Additionally, she said higher electricity rates from major power suppliers like Manila Electric Co. (Meralco) were offset by lower rates in provinces such as Batangas, Pampanga and Bohol.
Despite the uptick in inflation in August and September, Velasquez said inflation is still on track to return to the BSP’s two to four percent target range as early as November, barring any new shocks.
China Bank believes the BSP could still extend its hawkish pause and keep its policy rate on hold at 6.25 percent this year, especially if the gross domestic product for the third quarter comes out weaker than anticipated.
“Moreover, recent shocks to inflation were on the supply side which could be addressed by non-monetary measures. However, we are cognizant that another rate hike in November is a live possibility if the peso weakens further given another Fed (US Federal Reserve) rate hike,” Velasquez said.
Philippine National Bank economist Alvin Arogo also believes inflation averaged 5.5 percent in September due to the impact of unfavorable weather conditions on food and the sustained rise on crude oil prices.

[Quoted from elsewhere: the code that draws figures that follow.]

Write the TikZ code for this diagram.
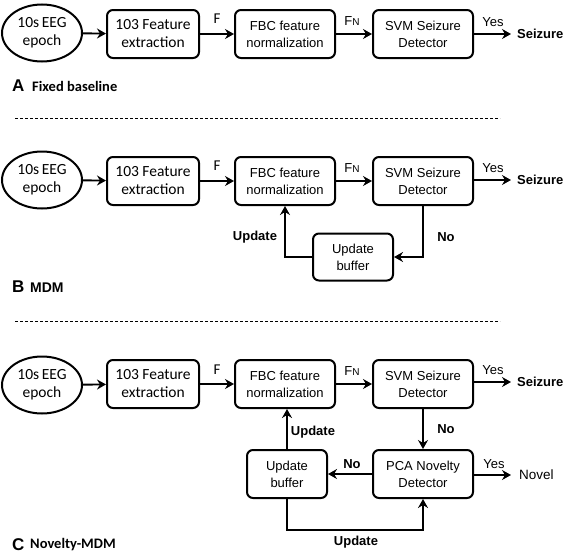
\documentclass[tikz,border=0pt]{standalone}
\usepackage{fontspec}
\usetikzlibrary{shapes.geometric,arrows.meta}
\newfontfamily\arialf{Liberation Sans}
\newfontfamily\calibf{Carlito}
\begin{document}
\begin{tikzpicture}[x=1pt,y=-1pt,
  blk/.style={draw,rounded corners=6pt,line width=2pt,minimum width=100pt,minimum height=48pt,
    align=center,inner sep=0pt,font=\arialf\fontsize{13}{17}\selectfont},
  featbox/.style={blk,minimum width=92pt,font=\calibf\fontsize{15.5}{18}\selectfont},
  bufbox/.style={blk,minimum width=80pt,minimum height=47pt},
  epochnode/.style={draw,ellipse,line width=2pt,minimum width=80pt,minimum height=57pt,inner sep=0pt,
    align=center,font=\calibf\fontsize{15.5}{18}\selectfont},
  conn/.style={line width=1.9pt,-{Stealth[length=9pt,width=10pt,inset=3pt]}},
  thickconn/.style={line width=2.8pt,-{Stealth[length=9pt,width=10pt,inset=3pt]}},
  lbl/.style={inner sep=0pt,font=\arialf\fontsize{13}{15}\selectfont},
  blbl/.style={inner sep=0pt,font=\arialf\bfseries\fontsize{13}{15}\selectfont},
  flbl/.style={inner sep=0pt,font=\calibf\fontsize{15}{17}\selectfont},
  outlbl/.style={inner sep=0pt,anchor=west,font=\arialf\bfseries\fontsize{13}{15}\selectfont},
  seclbl/.style={inner sep=0pt,anchor=west,font=\arialf\bfseries\fontsize{17}{19}\selectfont},
  sectxt/.style={inner sep=0pt,anchor=west,font=\calibf\bfseries\fontsize{14.5}{17}\selectfont},
  sep/.style={line width=0.8pt,dash pattern=on 3pt off 2pt}
]
\useasboundingbox (0,0) rectangle (567,554);

% ---------------- A ----------------
\node[epochnode] (eA) at (42,33) {10s\,EEG\\epoch};
\node[featbox] (fA) at (153,34) {103 Feature\\extraction};
\node[blk] (nA) at (285,34) {FBC feature\\normalization};
\node[blk] (sA) at (423,34) {SVM Seizure\\Detector};
\node[outlbl] (zA) at (517,34) {Seizure};
\coordinate (zAe) at (511,34);
\draw[conn] (eA) -- (fA);
\draw[conn] (fA) -- (nA);
\draw[conn] (nA) -- (sA);
\draw[conn] (sA) -- (zAe);
\node[flbl] (FA) at (217,19) {F};
\node[lbl] (FNA) at (352,21) {F{\fontsize{10}{12}\selectfont N}};
\node[lbl] (yA) at (493,22) {Yes};
\node[seclbl] (secA) at (12,86) {A};
\node[sectxt] (secAt) at (32,86) {Fixed baseline};
\coordinate (d1a) at (15,118);
\coordinate (d1b) at (500,118);
\draw[sep] (d1a) -- (d1b);

% ---------------- B ----------------
\node[epochnode] (eB) at (42,180) {10s\,EEG\\epoch};
\node[featbox] (fB) at (153,181) {103 Feature\\extraction};
\node[blk] (nB) at (285,181) {FBC feature\\normalization};
\node[blk] (sB) at (423,181) {SVM Seizure\\Detector};
\node[outlbl] (zB) at (517,180) {Seizure};
\coordinate (zBe) at (511,180);
\node[bufbox] (bB) at (353,257) {Update\\buffer};
\draw[conn] (eB) -- (fB);
\draw[conn] (fB) -- (nB);
\draw[conn] (nB) -- (sB);
\draw[conn] (sB.east |- zBe) -- (zBe);
\draw[conn] (sB.south) |- (bB.east);
\draw[conn] (bB.west) -| (nB.south);
\node[flbl] (FB) at (217,166) {F};
\node[lbl] (FNB) at (352,168) {F{\fontsize{10}{12}\selectfont N}};
\node[lbl] (yB) at (493,168) {Yes};
\node[blbl] (uB) at (255,237) {Update};
\node[blbl] (noB) at (446,237) {No};
\node[seclbl] (secB) at (12,287) {B};
\node[outlbl,font=\arialf\bfseries\fontsize{14}{16}\selectfont] (secBt) at (30,288) {MDM};
\coordinate (d2a) at (15,321);
\coordinate (d2b) at (500,321);
\draw[sep] (d2a) -- (d2b);

% ---------------- C ----------------
\node[epochnode] (eC) at (42,385) {10s\,EEG\\epoch};
\node[featbox] (fC) at (153,384) {103 Feature\\extraction};
\node[blk] (nC) at (285,384) {FBC feature\\normalization};
\node[blk] (sC) at (423,384) {SVM Seizure\\Detector};
\node[outlbl] (zC) at (517,382) {Seizure};
\coordinate (zCe) at (511,382);
\node[blk] (pC) at (423,474) {PCA Novelty\\Detector};
\node[bufbox,minimum height=48pt] (bC) at (287,474) {Update\\buffer};
\node[lbl,anchor=west,font=\arialf\fontsize{13.5}{15}\selectfont] (novC) at (519,475) {Novel};
\coordinate (novCe) at (511,475);
\coordinate (loopC) at (287,530);
\draw[conn] (eC) -- (fC);
\draw[conn] (fC) -- (nC);
\draw[conn] (nC) -- (sC);
\draw[conn] (sC.east |- zCe) -- (zCe);
\draw[conn] (sC) -- (pC);
\draw[conn] (pC) -- (bC);
\draw[conn] (pC.east |- novCe) -- (novCe);
\draw[conn] (bC.north) -- (nC.south -| bC.north);
\draw[thickconn] (bC.south) -- (loopC) -| (pC.south);
\node[flbl] (FC) at (217,370) {F};
\node[lbl] (FNC) at (352,371) {F{\fontsize{10}{12}\selectfont N}};
\node[lbl] (yC) at (493,370) {Yes};
\node[lbl] (yC2) at (494,464) {Yes};
\node[blbl] (noC) at (446,429) {No};
\node[blbl] (noC2) at (352,464) {No};
\node[blbl] (uC) at (313,432) {Update};
\node[blbl] (uC2) at (356,542) {Update};
\node[seclbl] (secC) at (12,545) {C};
\node[sectxt] (secCt) at (30,545) {Novelty-MDM};
\end{tikzpicture}
\end{document}
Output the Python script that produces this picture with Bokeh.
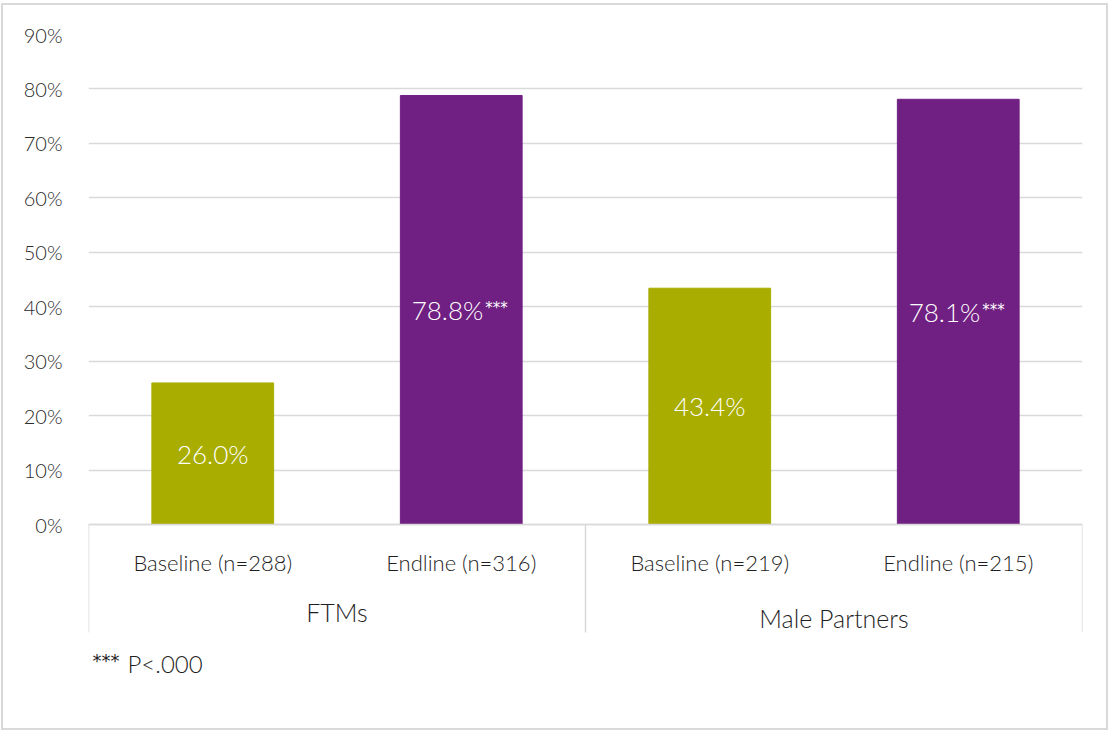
from bokeh.plotting import figure
from bokeh.models import ColumnDataSource, FixedTicker, PrintfTickFormatter, Range1d
from bokeh.core.properties import value
from bokeh.embed import file_html
from bokeh.resources import INLINE

# ---- data ----
groups = ["FTMs", "Male Partners"]
rounds = ["Baseline (n=288)", "Endline (n=316)", "Baseline (n=219)", "Endline (n=215)"]
bar_group = ["FTMs", "FTMs", "Male Partners", "Male Partners"]
values = [26.0, 78.8, 43.4, 78.1]
sig = ["", "***", "", "***"]
bar_colors = ["#A8AD00", "#702082", "#A8AD00", "#702082"]
y_ticks = [0, 10, 20, 30, 40, 50, 60, 70, 80, 90]
footnote_mark = "***"
footnote_text = "P<.000"

# ---- layout constants (internal canvas px) ----
W, H = 1107, 727
FL, FR, FT, FB = 85, 1079, 29, 695
PX = 490 / 90.0              # pixels per percentage point
y_top = 90
y_bot = y_top - (FB - FT) / PX
FONT_NAME = "'Lato Light', Lato"
FONT = value(FONT_NAME)
STAR = value("DejaVu Sans")
GRID = "#d9d9d9"
TXT = "#1f1f1f"

n = len(rounds)
xs = [i + 0.5 for i in range(n)]

p = figure(width=W, height=H, x_range=Range1d(0, n), y_range=Range1d(y_bot, y_top),
           output_backend="svg", toolbar_location=None, x_axis_type=None,
           min_border_left=FL, min_border_right=W - FR, min_border_top=FT,
           min_border_bottom=H - FB, outline_line_color=None,
           background_fill_color="white", border_fill_color="white")
p.styles = {"border": "2px solid #d9d9d9", "margin": "3px 0 0 1px"}

# axes / grid
p.yaxis.ticker = FixedTicker(ticks=y_ticks)
p.yaxis.formatter = PrintfTickFormatter(format="%d%%")
p.yaxis.axis_line_color = None
p.yaxis.major_tick_line_color = None
p.yaxis.minor_tick_line_color = None
p.yaxis.major_tick_out = 0
p.yaxis.major_label_standoff = 26
p.yaxis.major_label_text_font = FONT_NAME
p.yaxis.major_label_text_font_size = "20px"
p.yaxis.major_label_text_color = "#2b2b2b"
p.xgrid.visible = False
p.ygrid.ticker = FixedTicker(ticks=y_ticks)
p.ygrid.grid_line_color = GRID
p.ygrid.grid_line_width = 1.5

# bars
src = ColumnDataSource(dict(x=xs, top=values, color=bar_colors))
p.vbar(x="x", top="top", bottom=0, width=0.49, color="color", source=src)

# group separators below the axis
counts = [bar_group.count(g) for g in groups]
seps = [0]
for c in counts:
    seps.append(seps[-1] + c)
sep_low = -(632 - 524) / PX
p.segment(x0=seps, y0=[0] * len(seps), x1=seps, y1=[sep_low] * len(seps),
          line_color=GRID, line_width=1.5)
p.segment(x0=[0], y0=[0], x1=[n], y1=[0], line_color=GRID, line_width=1.5)

# category labels
p.text(x=xs, y=[-38 / PX] * n, text=rounds, text_align="center", text_baseline="middle",
       text_font=FONT, text_font_size="22px", text_color=TXT)
gx = [(seps[i] + seps[i + 1]) / 2 for i in range(len(groups))]
gy = [-(611 - 524) / PX, -(617 - 524) / PX]
p.text(x=gx, y=gy, text=groups, text_align="center",
       text_baseline="middle", text_font=FONT, text_font_size="25px", text_color=TXT)

# value labels inside bars
plain = [i for i in range(n) if not sig[i]]
star = [i for i in range(n) if sig[i]]
p.text(x=[xs[i] for i in plain], y=[values[i] / 2 for i in plain],
       text=[f"{values[i]:.1f}%" for i in plain], text_align="center", text_baseline="middle",
       text_font=FONT, text_font_size="26px", text_color="white")
p.text(x=[xs[i] for i in star], y=[values[i] / 2 for i in star],
       text=[f"{values[i]:.1f}%" for i in star], text_align="right", text_baseline="middle",
       x_offset=22, text_font=FONT, text_font_size="26px", text_color="white")
p.text(x=[xs[i] for i in star], y=[values[i] / 2 for i in star],
       text=[sig[i] for i in star], text_align="left", text_baseline="middle",
       x_offset=24, y_offset=-2, text_font=STAR, text_font_size="15px", text_color="white")

# footnote
fy = -(663 - 524) / PX
p.text(x=[0], y=[fy], text=[footnote_mark], text_align="left", text_baseline="middle",
       x_offset=4, y_offset=-3, text_font=STAR, text_font_size="18px", text_color=TXT)
p.text(x=[0], y=[fy], text=[footnote_text], text_align="left", text_baseline="middle",
       x_offset=39, text_font=FONT, text_font_size="24px", text_color=TXT)

open("out.html", "w").write(file_html(p, INLINE))
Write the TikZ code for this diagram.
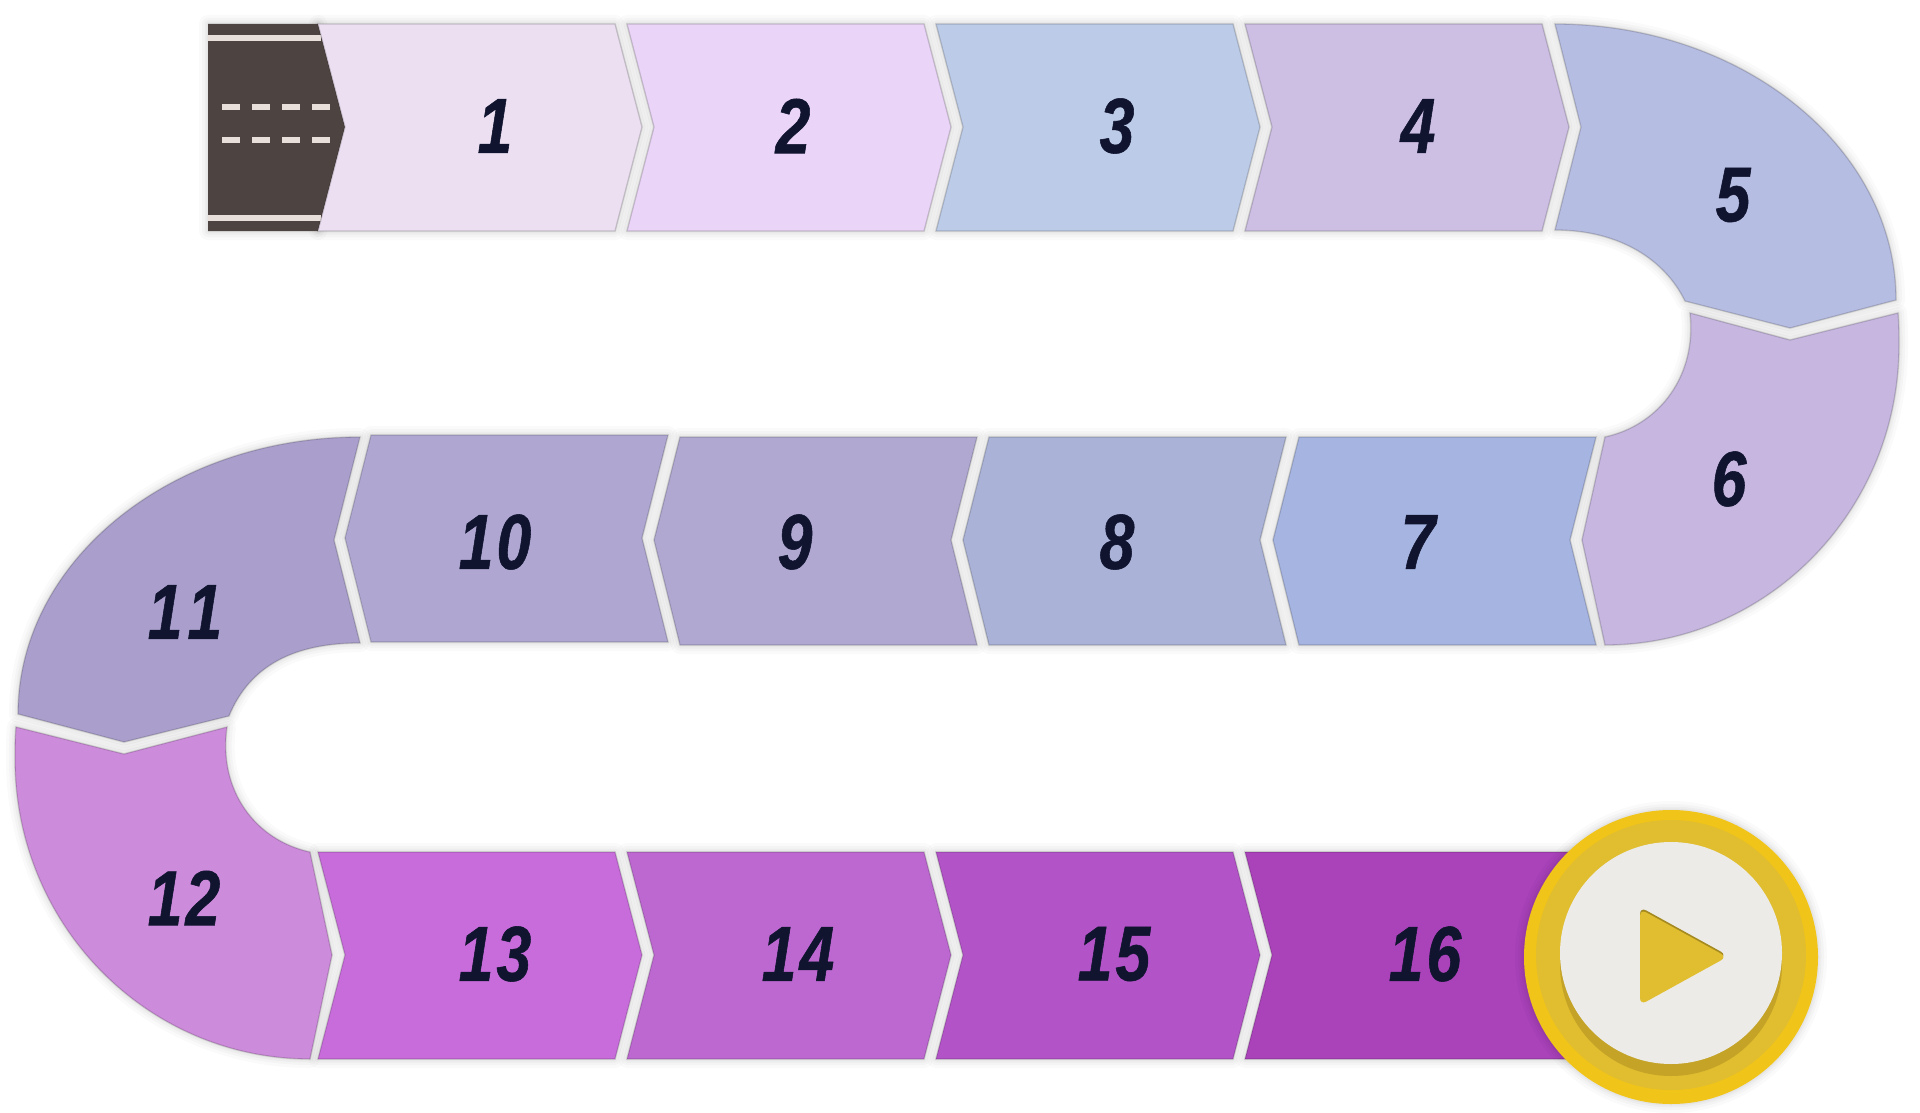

“As long as inflation will not exceed 5.5 percent in September, our baseline projections still show that the headline print will fall below four percent in the fourth quarter and three percent in the first quarter of next year. However, the risk to this view is elevated due to El Niño, typhoons, oil production cuts, and prolonged Russia-Ukraine war,” Arogo said.
Security Bank chief economist Robert Dan Roces expects an uptick in last month’s inflation to 5.4 percent with a range of 5.2 percent to 5.6 percent.
“The main factors contributing to this month’s inflation are increases in the cost of electricity and food. These sectors have been subject to supply constraints and higher production costs, which have been passed on to consumers,” Roces said.
Despite the slight uptick, Roces said inflation is likely to be on a downward path in the coming months due to the decrease in vegetable prices because of better supply conditions, the impact of the price cap on rice and better rice supply with the harvest season, the decline in global rice prices as well as lower prices of goods as Malacañang ordered local government units (LGUs) to stop collecting “pass-through fees” for the transportation of goods across the country.
For his part, ING Bank senior economist Nicholas Mapa said inflation likely eased to 5.1 percent in September.